People talk about politics online in many different ways and for many different purposes. The way that researchers analyse and understand such conversation can influence the way that we depict public political opinion and citizenship. In two recent projects I investigated the nature of this conversation and the forces that influence it, as well as the networks, spaces and resources that link that talk to political action. In doing so, I encountered a methodological rift in which careful, manual, time consuming approaches produce different types of conclusions from the big data driven approaches that are widespread in the commercial social media analytics industry. Both of these approaches could be framed as an illustration of human behaviour on the internet, but their differences show that the way that we embrace big data or digital methods influences the understanding of digital publics and citizenship that we gain from the translation of mass online data.
My recently submitted PhD study investigated online public political conversation in the UK. Drawing on the work of previous scholars who have focussed on the deliberative online public sphere (such as Coleman and Gotze, 2001; Coleman and Moss, 2012; Mutz, 2006; Wright and Street, 2007; Graham, 2012), the study acknowledged the importance of interpersonal exchange between participants and exposure to diverse and opposing viewpoints in the formation of preferences and informed opinion.
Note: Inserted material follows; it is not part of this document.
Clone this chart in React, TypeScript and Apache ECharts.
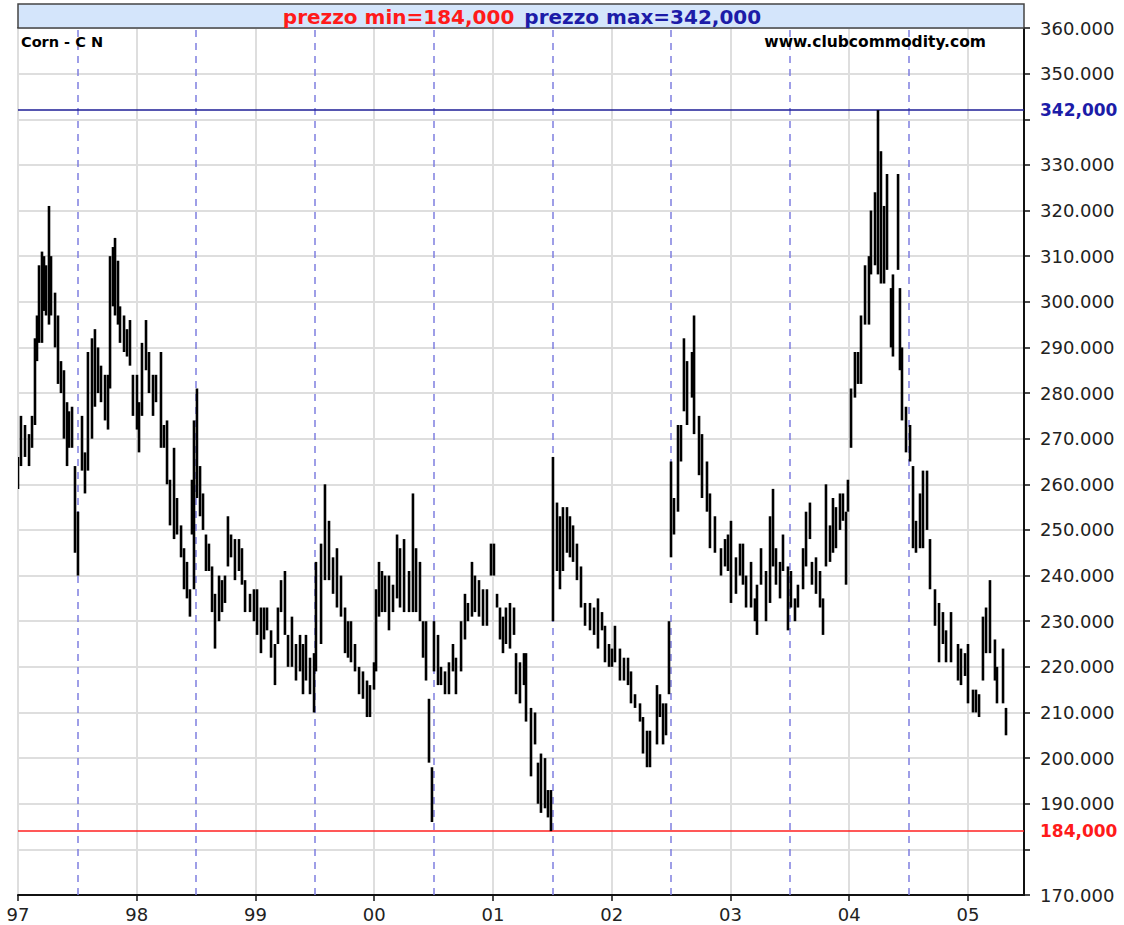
import React, { useEffect, useRef } from "react";
import * as echarts from "echarts";

// Corn - C N : high/low bars, time in fractional years
const dates = [
  1997.000, 1997.025, 1997.059, 1997.093, 1997.118, 1997.143, 1997.160, 1997.177, 1997.202, 1997.219,
  1997.236, 1997.261, 1997.278, 1997.312, 1997.337, 1997.362, 1997.387, 1997.413, 1997.429, 1997.455,
  1997.480, 1997.505, 1997.539, 1997.564, 1997.589, 1997.623, 1997.648, 1997.674, 1997.699, 1997.733,
  1997.758, 1997.775, 1997.800, 1997.817, 1997.842, 1997.859, 1997.893, 1997.918, 1997.943, 1997.968,
  1998.002, 1998.019, 1998.044, 1998.078, 1998.103, 1998.137, 1998.162, 1998.204, 1998.229, 1998.255,
  1998.280, 1998.314, 1998.339, 1998.373, 1998.398, 1998.423, 1998.448, 1998.465, 1998.482, 1998.507,
  1998.533, 1998.558, 1998.583, 1998.608, 1998.634, 1998.659, 1998.693, 1998.718, 1998.743, 1998.768,
  1998.794, 1998.827, 1998.861, 1998.886, 1998.912, 1998.954, 1998.987, 1999.013, 1999.046, 1999.072,
  1999.097, 1999.131, 1999.164, 1999.189, 1999.215, 1999.248, 1999.274, 1999.307, 1999.341, 1999.375,
  1999.400, 1999.425, 1999.459, 1999.493, 1999.509, 1999.552, 1999.585, 1999.619, 1999.653, 1999.686,
  1999.720, 1999.754, 1999.779, 1999.804, 1999.838, 1999.872, 1999.905, 1999.939, 1999.964, 1999.998,
  2000.015, 2000.040, 2000.065, 2000.091, 2000.124, 2000.158, 2000.192, 2000.217, 2000.251, 2000.293,
  2000.326, 2000.352, 2000.385, 2000.411, 2000.436, 2000.461, 2000.486, 2000.503, 2000.537, 2000.562,
  2000.596, 2000.629, 2000.663, 2000.688, 2000.731, 2000.764, 2000.789, 2000.823, 2000.848, 2000.882,
  2000.916, 2000.949, 2000.983, 2001.008, 2001.034, 2001.059, 2001.084, 2001.109, 2001.143, 2001.177,
  2001.194, 2001.227, 2001.261, 2001.278, 2001.320, 2001.354, 2001.379, 2001.404, 2001.438, 2001.463,
  2001.488, 2001.505, 2001.539, 2001.564, 2001.589, 2001.623, 2001.648, 2001.674, 2001.707, 2001.741,
  2001.775, 2001.817, 2001.851, 2001.884, 2001.918, 2001.943, 2001.977, 2002.002, 2002.027, 2002.069,
  2002.103, 2002.137, 2002.162, 2002.196, 2002.238, 2002.263, 2002.297, 2002.322, 2002.381, 2002.406,
  2002.432, 2002.457, 2002.482, 2002.499, 2002.524, 2002.558, 2002.583, 2002.608, 2002.634, 2002.676,
  2002.693, 2002.735, 2002.760, 2002.802, 2002.827, 2002.869, 2002.920, 2002.954, 2002.979, 2003.004,
  2003.046, 2003.080, 2003.105, 2003.131, 2003.173, 2003.206, 2003.223, 2003.257, 2003.299, 2003.333,
  2003.358, 2003.383, 2003.417, 2003.442, 2003.484, 2003.509, 2003.543, 2003.568, 2003.611, 2003.636,
  2003.669, 2003.686, 2003.720, 2003.754, 2003.779, 2003.804, 2003.838, 2003.863, 2003.888, 2003.922,
  2003.947, 2003.973, 2003.989, 2004.015, 2004.048, 2004.074, 2004.099, 2004.133, 2004.166, 2004.183,
  2004.217, 2004.242, 2004.267, 2004.293, 2004.318, 2004.352, 2004.368, 2004.411, 2004.427, 2004.444,
  2004.478, 2004.512, 2004.537, 2004.562, 2004.596, 2004.621, 2004.655, 2004.680, 2004.722, 2004.756,
  2004.789, 2004.815, 2004.857, 2004.916, 2004.941, 2004.975, 2005.000, 2005.042, 2005.067, 2005.093,
  2005.126, 2005.152, 2005.185, 2005.227, 2005.244, 2005.295, 2005.320,
];

const lows = [
  259, 264, 266, 264, 268, 273, 287, 291, 291, 298,
  297, 295, 297, 290, 282, 280, 270, 264, 268, 268,
  245, 240, 263, 258, 263, 270, 277, 280, 278, 274,
  272, 281, 299, 297, 295, 291, 289, 288, 286, 275,
  272, 267, 275, 285, 280, 275, 278, 268, 268, 260,
  251, 248, 249, 244, 237, 235, 231, 249, 237, 257,
  253, 250, 241, 241, 232, 224, 230, 232, 234, 242,
  244, 239, 241, 238, 232, 232, 230, 227, 223, 226,
  228, 222, 216, 225, 232, 227, 220, 220, 217, 219,
  214, 217, 214, 210, 219, 225, 239, 239, 236, 233,
  231, 223, 222, 221, 219, 214, 213, 209, 209, 215,
  219, 231, 232, 232, 228, 232, 235, 233, 232, 232,
  232, 232, 230, 222, 217, 199, 186, 219, 216, 216,
  214, 214, 219, 214, 219, 226, 230, 231, 232, 231,
  229, 229, 240, 240, 233, 226, 223, 225, 224, 227,
  214, 212, 216, 208, 196, 203, 190, 188, 189, 187,
  184, 230, 241, 237, 241, 245, 244, 243, 239, 233,
  229, 228, 227, 224, 228, 221, 220, 220, 221, 217,
  217, 216, 212, 211, 208, 201, 198, 198, 203, 209,
  203, 205, 214, 244, 249, 254, 265, 276, 273, 279,
  271, 262, 257, 254, 246, 245, 240, 242, 241, 234,
  236, 240, 238, 233, 233, 230, 227, 238, 230, 234,
  242, 238, 235, 241, 228, 233, 230, 233, 237, 242,
  248, 238, 236, 233, 227, 242, 243, 245, 246, 250,
  252, 238, 254, 268, 279, 282, 282, 295, 295, 306,
  308, 306, 304, 304, 307, 290, 288, 307, 285, 274,
  267, 265, 246, 245, 246, 246, 250, 237, 229, 221,
  225, 221, 221, 217, 216, 218, 212, 210, 210, 209,
  217, 223, 223, 217, 212, 212, 205,
];

const highs = [
  266, 275, 273, 271, 275, 292, 297, 308, 311, 310,
  308, 321, 310, 302, 297, 287, 285, 278, 276, 277,
  264, 254, 275, 267, 289, 292, 294, 290, 286, 284,
  284, 310, 312, 314, 309, 299, 297, 294, 296, 284,
  284, 278, 291, 296, 289, 284, 284, 289, 273, 274,
  261, 268, 257, 251, 246, 243, 237, 261, 274, 281,
  264, 258, 249, 247, 242, 236, 240, 239, 240, 253,
  249, 248, 248, 246, 239, 236, 237, 237, 233, 233,
  233, 228, 225, 233, 239, 241, 227, 231, 225, 227,
  225, 227, 222, 223, 243, 247, 260, 252, 244, 246,
  240, 233, 230, 230, 225, 220, 219, 217, 216, 221,
  237, 243, 241, 240, 240, 238, 249, 246, 248, 241,
  258, 246, 243, 230, 230, 213, 198, 230, 227, 220,
  219, 221, 225, 222, 230, 236, 234, 243, 240, 239,
  237, 237, 247, 247, 236, 233, 231, 233, 234, 233,
  223, 221, 223, 223, 211, 210, 199, 201, 200, 193,
  193, 266, 256, 253, 255, 255, 253, 251, 247, 242,
  234, 234, 233, 235, 232, 229, 225, 224, 229, 224,
  222, 222, 219, 214, 212, 209, 206, 206, 216, 214,
  212, 212, 230, 265, 257, 273, 273, 292, 287, 289,
  297, 275, 271, 265, 258, 253, 246, 248, 249, 252,
  244, 247, 247, 240, 243, 235, 238, 246, 241, 253,
  259, 246, 243, 249, 242, 241, 235, 238, 246, 254,
  256, 243, 244, 241, 235, 260, 251, 257, 255, 258,
  258, 254, 261, 281, 289, 289, 297, 308, 310, 320,
  324, 342, 333, 321, 328, 303, 306, 328, 303, 290,
  277, 273, 264, 252, 258, 263, 263, 248, 237, 234,
  232, 228, 232, 225, 224, 223, 225, 215, 215, 214,
  231, 233, 239, 226, 220, 224, 211,
];

const halfYearMarks = [1997.5, 1998.5, 1999.5, 2000.5, 2001.5, 2002.5, 2003.5, 2004.5];
const hiddenYLabels = [180, 340];
const instrumentName = "Corn - C N";
const siteName = "www.clubcommodity.com";

const FONT = "DejaVu Sans, Verdana, sans-serif";
const fmtPrice = (v: number) => v.toFixed(3).replace(".", ",");

export default function App() {
  const ref = useRef<HTMLDivElement>(null);

  useEffect(() => {
    if (!ref.current) return;
    const chart = echarts.init(ref.current, null, { renderer: "svg" });
    const data = dates.map((d, i) => [d, lows[i], highs[i]]);
    const minV = Math.min(...lows);
    const maxV = Math.max(...highs);

    chart.setOption({
      animation: false,
      backgroundColor: "#ffffff",
      grid: {
        left: 18,
        right: 100,
        top: 28,
        bottom: 30,
        show: true,
        borderColor: "#111",
        borderWidth: 1.5,
        backgroundColor: "transparent",
      },
      xAxis: {
        type: "value",
        min: 1997,
        max: 1997 + 1006 / 118.75,
        interval: 1,
        axisLine: { show: true, lineStyle: { color: "#111", width: 2 } },
        axisTick: { show: true, length: 6, lineStyle: { color: "#111", width: 1.5 } },
        axisLabel: {
          margin: 10,
          fontSize: 18,
          color: "#222",
          fontFamily: FONT,
          showMaxLabel: false,
          formatter: (v: number) => String(Math.round(v) % 100).padStart(2, "0"),
        },
        splitLine: { show: true, lineStyle: { color: "#dedede", width: 2 } },
      },
      yAxis: {
        type: "value",
        position: "right",
        min: 170,
        max: 360,
        interval: 10,
        axisLine: { show: true, lineStyle: { color: "#111", width: 2 } },
        axisTick: { show: true, length: 6, lineStyle: { color: "#111", width: 1.5 } },
        axisLabel: {
          margin: 16,
          fontSize: 18,
          color: "#222",
          fontFamily: FONT,
          formatter: (v: number) => (hiddenYLabels.includes(v) ? "" : v + ".000"),
        },
        splitLine: { show: true, lineStyle: { color: "#dedede", width: 2 } },
      },
      graphic: [
        {
          type: "rect",
          shape: { x: 18, y: 4, width: 1006, height: 24 },
          style: { fill: "#d4e5fb", stroke: "#444", lineWidth: 1.5 },
          z: 10,
        },
        {
          type: "text",
          x: 522,
          y: 17,
          z: 11,
          style: {
            text: `{a|prezzo min=${fmtPrice(minV)}}   {b|prezzo max=${fmtPrice(maxV)}}`,
            align: "center",
            verticalAlign: "middle",
            rich: {
              a: { fill: "#ff1a1a", fontWeight: "bold", fontSize: 20, fontFamily: FONT },
              b: { fill: "#1c1ca8", fontWeight: "bold", fontSize: 20, fontFamily: FONT },
            },
          },
        },
        {
          type: "text",
          x: 21,
          y: 42,
          z: 11,
          style: {
            text: instrumentName,
            fill: "#000",
            font: `bold 14.5px ${FONT}`,
            verticalAlign: "middle",
          },
        },
        {
          type: "text",
          x: 986,
          y: 42,
          z: 11,
          style: {
            text: siteName,
            fill: "#000",
            font: `bold 15.5px ${FONT}`,
            align: "right",
            verticalAlign: "middle",
          },
        },
      ],
      series: [
        {
          type: "custom",
          clip: true,
          data,
          encode: { x: 0, y: [1, 2] },
          z: 5,
          renderItem: (params: any, api: any) => {
            const x = api.value(0);
            const p1 = api.coord([x, api.value(1)]);
            const p2 = api.coord([x, api.value(2)]);
            return {
              type: "line",
              shape: { x1: p1[0], y1: p1[1], x2: p2[0], y2: p2[1] },
              style: { stroke: "#000", lineWidth: 2.6 },
            };
          },
          markLine: {
            silent: true,
            symbol: ["none", "none"],
            z: 4,
            data: [
              ...halfYearMarks.map((v) => ({
                xAxis: v,
                lineStyle: { color: "#7f7fe0", type: [7, 6], width: 1.5 },
                label: { show: false },
              })),
              {
                yAxis: maxV,
                lineStyle: { color: "#1e1e96", type: "solid", width: 1.5 },
                label: {
                  show: true,
                  position: "end",
                  distance: 16,
                  formatter: fmtPrice(maxV),
                  color: "#1c1ca8",
                  fontWeight: "bold",
                  fontSize: 17,
                  fontFamily: FONT,
                },
              },
              {
                yAxis: minV,
                lineStyle: { color: "#ff2020", type: "solid", width: 1.5 },
                label: {
                  show: true,
                  position: "end",
                  distance: 16,
                  formatter: fmtPrice(minV),
                  color: "#ff1a1a",
                  fontWeight: "bold",
                  fontSize: 17,
                  fontFamily: FONT,
                },
              },
            ],
          },
        },
      ],
    });

    return () => chart.dispose();
  }, []);

  return (
    <div
      ref={ref}
      style={{ position: "fixed", left: 0, top: 0, width: 1124, height: 925 }}
    />
  );
}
My initial motivation was to ask how interface design might influence people as they talk about politics in online spaces, but this required an examination of the more human, less technologically determinate factors that are also, and often more significantly, involved in political expression.
Over the course of the study it became obvious that the methodology used to investigate these concepts influences the insight obtained; something that many researchers have discussed in the context of digital methods within social science (Baym, 2013; Boyd and Crawford, 2012; Clough et al., 2015; Gitelman and Jackson, 2013; Kitchin and Lauriault, 2014; Kitchin, 2014; Manovich, 2011; Van Dijck, 2014). Technologically mediated questions can be answered through technology-centric methods to give technologically focussed answers, while questions involving human nature, motivation and interaction can be answered by qualitative, human-centred methods in order to provide human-centred answers. These approaches represent the divide between the large scale, quantitative analysis of big data methods and small scale qualitative approaches. In order to address this issue, I employed a methodology which was designed to combine these approaches through directed iterations of analysis that was initially large scale and quantitative, but increasingly small scale and qualitative.
Understanding the origins, nature and development of emergent online conversation in the UK required an initially very large scale view, situating it within the big data paradigm. Therefore I created bespoke software for the collection and automated analysis of conversation data. Text was scraped from web pages but data was also harvested about the connections between contributions including the replies and quotations held in specific user interface structures, and the likes and recommends that accompanied them. These data were then translated into metrics for connectedness and quantitative dominance – measures that provided broad headline figures for different online spaces, which described in generalised terms the nature of the conversation occurring there.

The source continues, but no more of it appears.